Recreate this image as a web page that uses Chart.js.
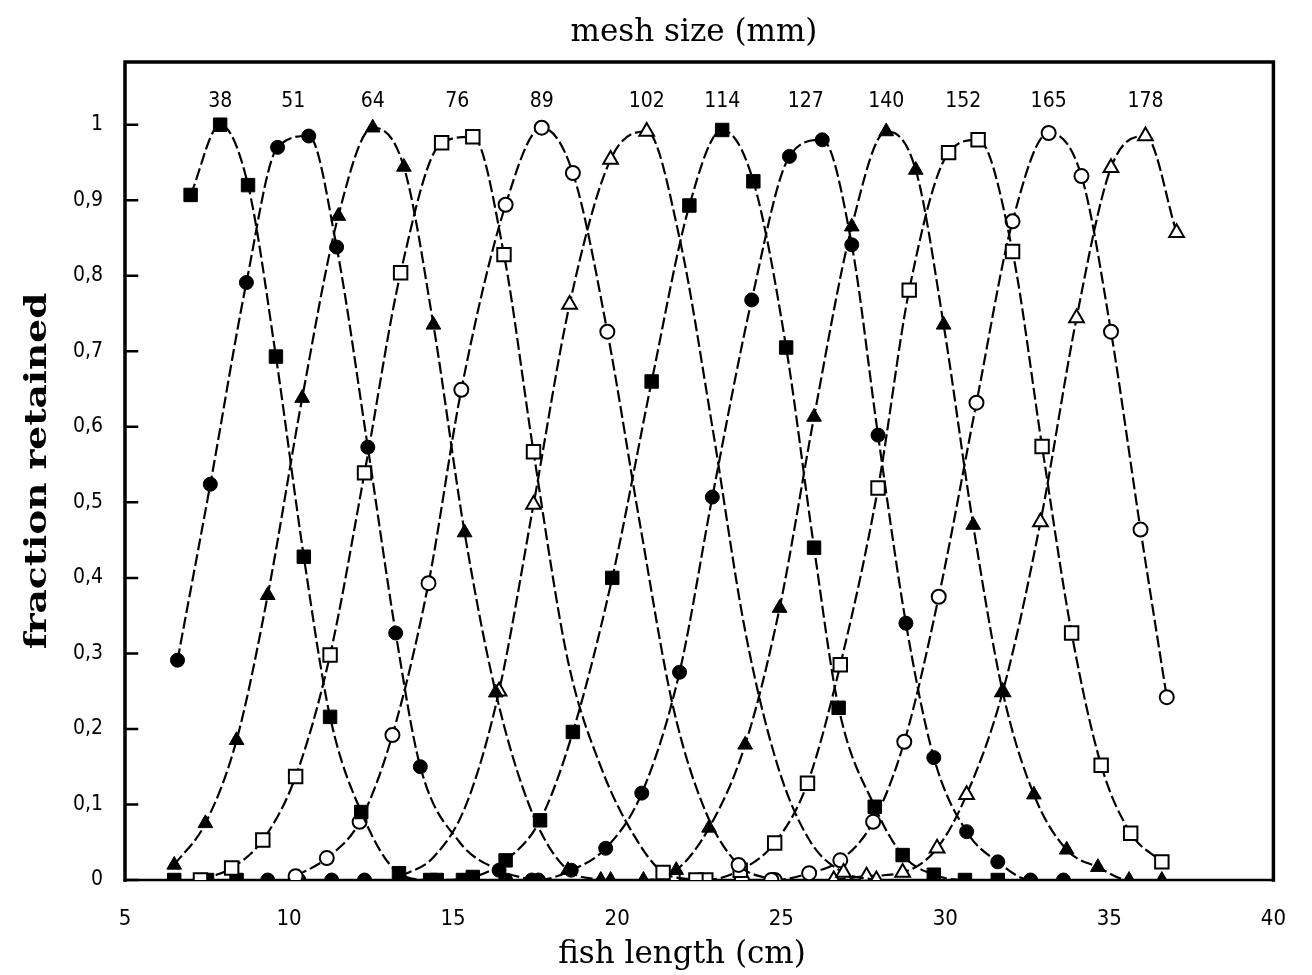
<!DOCTYPE html>
<html>
<head>
<meta charset="utf-8">
<script src="https://cdn.jsdelivr.net/npm/chart.js@4.4.1/dist/chart.umd.min.js"></script>
<style>
  html, body { margin: 0; padding: 0; background: #fff; }
  canvas { display: block; }
</style>
</head>
<body>
<canvas id="chart" width="1312" height="975"></canvas>
<script>
// mesh sizes (mm), one selectivity curve each
const meshSizes = [38, 51, 64, 76, 89, 102, 114, 127, 140, 152, 165, 178];

// fish length (cm) and fraction retained
const len38 = [7.0, 7.9, 8.75, 9.6, 10.45, 11.25, 12.2, 13.35, 14.3, 15.3];
const ret38 = [0.907, 1.0, 0.92, 0.693, 0.428, 0.216, 0.09, 0.009, 0, 0];
const len51 = [6.6, 7.6, 8.7, 9.65, 10.6, 11.45, 12.4, 13.25, 14.0, 15.2, 16.4, 17.4];
const ret51 = [0.291, 0.524, 0.791, 0.97, 0.985, 0.838, 0.573, 0.327, 0.15, 0.05, 0.013, 0];
const len64 = [6.5, 7.45, 8.4, 9.35, 10.4, 11.5, 12.55, 13.5, 14.4, 15.35, 16.3, 17.4, 18.5, 19.5];
const ret64 = [0.02, 0.075, 0.185, 0.377, 0.638, 0.879, 0.996, 0.944, 0.735, 0.46, 0.248, 0.09, 0.013, 0];
const len76 = [7.3, 8.25, 9.2, 10.2, 11.25, 12.3, 13.4, 14.65, 15.6, 16.55, 17.45, 18.5, 19.5, 20.5, 21.4, 22.4];
const ret76 = [0, 0.016, 0.053, 0.137, 0.298, 0.539, 0.804, 0.976, 0.984, 0.828, 0.567, 0.29, 0.15, 0.06, 0.01, 0];
const len89 = [10.2, 11.15, 12.15, 13.15, 14.25, 15.25, 16.6, 17.7, 18.65, 19.7, 20.7, 21.7, 22.7, 23.7, 24.7];
const ret89 = [0.005, 0.029, 0.077, 0.192, 0.393, 0.649, 0.894, 0.996, 0.936, 0.726, 0.47, 0.23, 0.09, 0.02, 0];
const len102 = [13.4, 14.4, 15.4, 16.4, 17.45, 18.55, 19.8, 20.9, 21.9, 22.9, 23.9, 24.9, 25.9, 26.9, 27.9];
const ret102 = [0.005, 0.03, 0.1, 0.25, 0.497, 0.762, 0.954, 0.991, 0.85, 0.6, 0.33, 0.15, 0.05, 0.01, 0];
const len114 = [6.5, 7.5, 8.4, 14.5, 15.6, 16.6, 17.65, 18.65, 19.85, 21.05, 22.2, 23.2, 24.15, 25.15, 26.0, 26.75, 27.85, 28.7, 29.65, 30.6, 31.6];
const ret114 = [0, 0, 0, 0, 0.004, 0.026, 0.079, 0.196, 0.4, 0.66, 0.893, 0.993, 0.925, 0.705, 0.44, 0.228, 0.097, 0.033, 0.007, 0, 0];
const len127 = [9.35, 10.3, 11.3, 12.3, 16.6, 17.6, 18.6, 19.65, 20.75, 21.9, 22.9, 24.1, 25.25, 26.25, 27.15, 27.95, 28.8, 29.65, 30.65, 31.6, 32.6, 33.6];
const ret127 = [0, 0, 0, 0, 0, 0, 0.013, 0.042, 0.115, 0.275, 0.507, 0.768, 0.958, 0.98, 0.841, 0.589, 0.34, 0.162, 0.064, 0.024, 0, 0];
const len140 = [19.8, 20.8, 21.8, 22.8, 23.9, 24.95, 26.0, 27.15, 28.2, 29.1, 29.95, 30.85, 31.75, 32.7, 33.7, 34.65, 35.6, 36.6];
const ret140 = [0, 0, 0.013, 0.069, 0.179, 0.36, 0.613, 0.865, 0.991, 0.94, 0.735, 0.47, 0.249, 0.113, 0.04, 0.017, 0, 0];
const len152 = [21.7, 22.7, 23.75, 24.8, 25.8, 26.8, 27.95, 28.9, 30.1, 31.0, 32.05, 32.95, 33.85, 34.75, 35.65, 36.6];
const ret152 = [0, 0, 0.013, 0.049, 0.128, 0.285, 0.519, 0.781, 0.963, 0.98, 0.832, 0.574, 0.327, 0.152, 0.062, 0.024];
const len165 = [23.8, 24.8, 25.85, 26.8, 27.8, 28.75, 29.8, 30.95, 32.05, 33.15, 34.15, 35.05, 35.95, 36.75];
const ret165 = [0, 0, 0.009, 0.026, 0.077, 0.183, 0.375, 0.632, 0.872, 0.989, 0.932, 0.726, 0.464, 0.242];
const len178 = [26.6, 27.6, 28.7, 29.75, 30.65, 31.75, 32.9, 34.0, 35.05, 36.1, 37.05];
const ret178 = [0, 0.005, 0.01, 0.042, 0.113, 0.249, 0.474, 0.744, 0.943, 0.985, 0.857];

const lengths = [len38, len51, len64, len76, len89, len102, len114, len127, len140, len152, len165, len178];
const retained = [ret38, ret51, ret64, ret76, ret89, ret102, ret114, ret127, ret140, ret152, ret165, ret178];

// stretches of curve that carry no symbol in the original
const unmarked = [[], [9], [11], [11, 12, 13], [10, 11, 12], [1, 2, 8, 9, 10, 11, 12], [], [], [], [], [], []];

const xTicks = [5, 10, 15, 20, 25, 30, 35, 40];

const shapes = ['rect', 'circle', 'triangle'];
const radii = { rect: 9.5, circle: 7, triangle: 8.5 };

const datasets = meshSizes.map((mesh, i) => {
  const shape = shapes[i % 3];
  const open = (i % 6) >= 3; // filled set first, then open set
  return {
    label: mesh + ' mm',
    data: lengths[i].map((x, k) => ({ x: x, y: retained[i][k] })),
    borderColor: '#000',
    borderWidth: 2.2,
    borderDash: [12, 4],
    cubicInterpolationMode: 'monotone',
    pointStyle: shape,
    pointRadius: lengths[i].map((_, k) => unmarked[i].includes(k) ? 0 : radii[shape]),
    pointHoverRadius: 0,
    pointBackgroundColor: open ? '#fff' : '#000',
    pointBorderColor: '#000',
    pointBorderWidth: open ? 2 : 1
  };
});

const serif = '"DejaVu Serif", "Liberation Serif", serif';
const narrow = '"DejaVu Sans Condensed", "Liberation Sans Narrow", sans-serif';

// box, inward ticks, mesh labels and the axis titles
const paperDecor = {
  id: 'paperDecor',
  beforeDatasetsDraw(chart) {
    const { ctx, chartArea: a, scales } = chart;
    ctx.save();
    ctx.strokeStyle = '#000';
    ctx.lineCap = 'square';
    ctx.lineWidth = 2.5;
    ctx.beginPath();
    ctx.moveTo(a.left, a.bottom);
    ctx.lineTo(a.right, a.bottom);
    ctx.stroke();
    ctx.lineWidth = 3.5;
    ctx.beginPath();
    ctx.moveTo(a.left, a.bottom);
    ctx.lineTo(a.left, a.top);
    ctx.lineTo(a.right, a.top);
    ctx.lineTo(a.right, a.bottom);
    ctx.stroke();
    ctx.lineWidth = 2.5;
    ctx.beginPath();
    scales.y.ticks.forEach(t => {
      const py = scales.y.getPixelForValue(t.value);
      ctx.moveTo(a.left, py);
      ctx.lineTo(a.left + 12, py);
    });
    ctx.stroke();
    ctx.restore();
  },
  afterDraw(chart) {
    const { ctx, chartArea: a, scales } = chart;
    ctx.save();
    ctx.fillStyle = '#000';
    ctx.textAlign = 'center';
    ctx.textBaseline = 'middle';

    // mesh size above each curve's top
    ctx.font = '21px ' + narrow;
    meshSizes.forEach((mesh, i) => {
      const top = Math.max(...retained[i]);
      const xs = lengths[i].filter((x, k) => retained[i][k] >= top - 0.03);
      const cx = xs.reduce((s, v) => s + v, 0) / xs.length;
      ctx.fillText(String(mesh), scales.x.getPixelForValue(cx), a.top + 40);
    });

    ctx.font = '31px ' + serif;
    ctx.fillText('mesh size (mm)', a.left + 569, 33);
    ctx.fillText('fish length (cm)', a.left + 557, 955);

    ctx.translate(38, 471);
    ctx.rotate(-Math.PI / 2);
    ctx.scale(1.25, 1);
    ctx.font = 'bold 30px ' + serif;
    ctx.fillText('fraction retained', 0, 0);
    ctx.restore();
  }
};

new Chart(document.getElementById('chart'), {
  type: 'line',
  data: { datasets: datasets },
  options: {
    responsive: false,
    animation: false,
    events: [],
    layout: { padding: { top: 62, right: 19, left: 0, bottom: 0 } },
    plugins: {
      legend: { display: false },
      tooltip: { enabled: false }
    },
    scales: {
      x: {
        type: 'linear',
        min: 5,
        max: 40,
        afterFit: s => { s.height = 95; },
        afterBuildTicks: s => { s.ticks = xTicks.map(v => ({ value: v })); },
        grid: { display: false, drawTicks: false },
        border: { display: false },
        ticks: {
          padding: 26,
          color: '#000',
          font: { family: narrow, size: 22 },
          maxRotation: 0
        }
      },
      y: {
        min: 0,
        max: 1.083,
        afterFit: s => { s.width = 125; },
        afterBuildTicks: s => { s.ticks = s.ticks.filter(t => t.value <= 1.0001); },
        grid: { display: false, drawTicks: false },
        border: { display: false },
        ticks: {
          stepSize: 0.1,
          padding: 22,
          color: '#000',
          font: { family: narrow, size: 21 },
          callback: v => v === 0 ? '0' : (Math.abs(v - 1) < 1e-6 ? '1' : v.toFixed(1).replace('.', ','))
        }
      }
    }
  },
  plugins: [paperDecor]
});
</script>
</body>
</html>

+++

With all pictures left out, please transcribe exactly the lines from the start of the material through the line with "152, 165, 178];".

■ **TASK ANSWER**
Recreate this image as a web page that uses Chart.js.
<!DOCTYPE html>
<html>
<head>
<meta charset="utf-8">
<script src="https://cdn.jsdelivr.net/npm/chart.js@4.4.1/dist/chart.umd.min.js"></script>
<style>
  html, body { margin: 0; padding: 0; background: #fff; }
  canvas { display: block; }
</style>
</head>
<body>
<canvas id="chart" width="1312" height="975"></canvas>
<script>
// mesh sizes (mm), one selectivity curve each
const meshSizes = [38, 51, 64, 76, 89, 102, 114, 127, 140, 152, 165, 178];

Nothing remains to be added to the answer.